Like every young student of evolution, Wells had seen Ernst Haeckel’s comparative drawings of embryos, often described as among the best evidence for Darwinism. But it wasn’t until Wells was working on his doctorate in vertebrate embryology that he saw the sketches for what they really were.

Haeckel’s most renowned images depict the embryos of a fish, salamander, tortoise, chicken, hog, calf, rabbit, and human side-by-side at three stages of development. The illustrations support Darwin’s assertion that the striking similarities between early embryos is “by far the strongest single class of facts” in favor of his theory that all organisms share a universal ancestor.

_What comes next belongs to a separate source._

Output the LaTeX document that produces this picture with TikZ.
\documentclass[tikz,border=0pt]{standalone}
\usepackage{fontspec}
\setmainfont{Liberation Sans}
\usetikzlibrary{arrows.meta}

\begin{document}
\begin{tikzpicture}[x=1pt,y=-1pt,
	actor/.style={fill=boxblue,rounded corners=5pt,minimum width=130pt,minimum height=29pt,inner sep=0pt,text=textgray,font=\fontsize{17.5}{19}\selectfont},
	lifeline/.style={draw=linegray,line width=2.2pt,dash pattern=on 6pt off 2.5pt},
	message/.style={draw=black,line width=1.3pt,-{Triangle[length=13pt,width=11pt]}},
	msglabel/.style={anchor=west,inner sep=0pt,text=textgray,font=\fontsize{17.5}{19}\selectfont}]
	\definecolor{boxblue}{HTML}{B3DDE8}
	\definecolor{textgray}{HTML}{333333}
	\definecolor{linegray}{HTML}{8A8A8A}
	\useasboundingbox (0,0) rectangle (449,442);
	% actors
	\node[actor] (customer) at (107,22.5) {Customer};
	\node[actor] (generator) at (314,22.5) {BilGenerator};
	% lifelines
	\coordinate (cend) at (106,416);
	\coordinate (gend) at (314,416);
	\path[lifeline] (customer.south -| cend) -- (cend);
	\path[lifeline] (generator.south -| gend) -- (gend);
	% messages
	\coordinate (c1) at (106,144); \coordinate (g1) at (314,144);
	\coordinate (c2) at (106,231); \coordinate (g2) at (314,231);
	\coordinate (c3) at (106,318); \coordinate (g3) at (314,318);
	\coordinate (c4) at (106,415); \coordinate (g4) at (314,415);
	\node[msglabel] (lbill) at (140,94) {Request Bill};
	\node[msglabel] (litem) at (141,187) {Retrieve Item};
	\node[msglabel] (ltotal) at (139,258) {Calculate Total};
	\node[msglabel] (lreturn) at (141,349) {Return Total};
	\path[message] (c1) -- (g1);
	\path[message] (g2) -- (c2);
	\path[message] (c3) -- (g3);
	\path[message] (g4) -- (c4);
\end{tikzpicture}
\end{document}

I was mesmerized by the nineteenth-century drawings when I first encountered them as a student. As I carefully compared the embryos at their earliest stage, looking back and forth from one to the other, I could see they were virtually indistinguishable. I searched my mind, but I couldn’t think of any logical explanation for this phenomenon other than a common ancestor. My verdict was swift: Darwin prevails.

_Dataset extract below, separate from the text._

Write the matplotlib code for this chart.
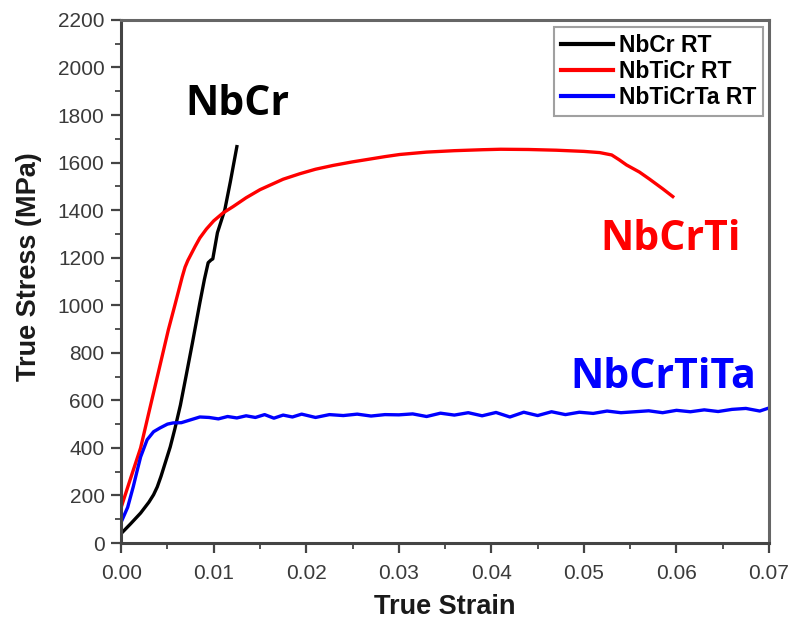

The real explanation, as it turns out, would have been far too bizarre for me to have even considered at the time.

“When you saw these drawings,” I said to Wells, “did you have the same reaction that I did—that this was strong evidence for Darwinism?”

“Yes, I did, the first time I looked at them,” Wells answered. “It wasn’t until I was doing my graduate work that I began to compare actual photographs of embryos to what Haeckel had drawn.”

“And what did you find?”

“I was stunned!” he said, his eyes widening. “They didn’t fit. There was a big discrepancy. It was really hard to believe.”

As he described what had happened, I slowly shook my head in amazement at the implications of what he was saying. “I sort of rationalized by saying, well, textbooks tend to oversimplify things,” he continued. “But over time it bothered me more and more.”

I was hungry for details. “What was it specifically that bothered you?” I asked.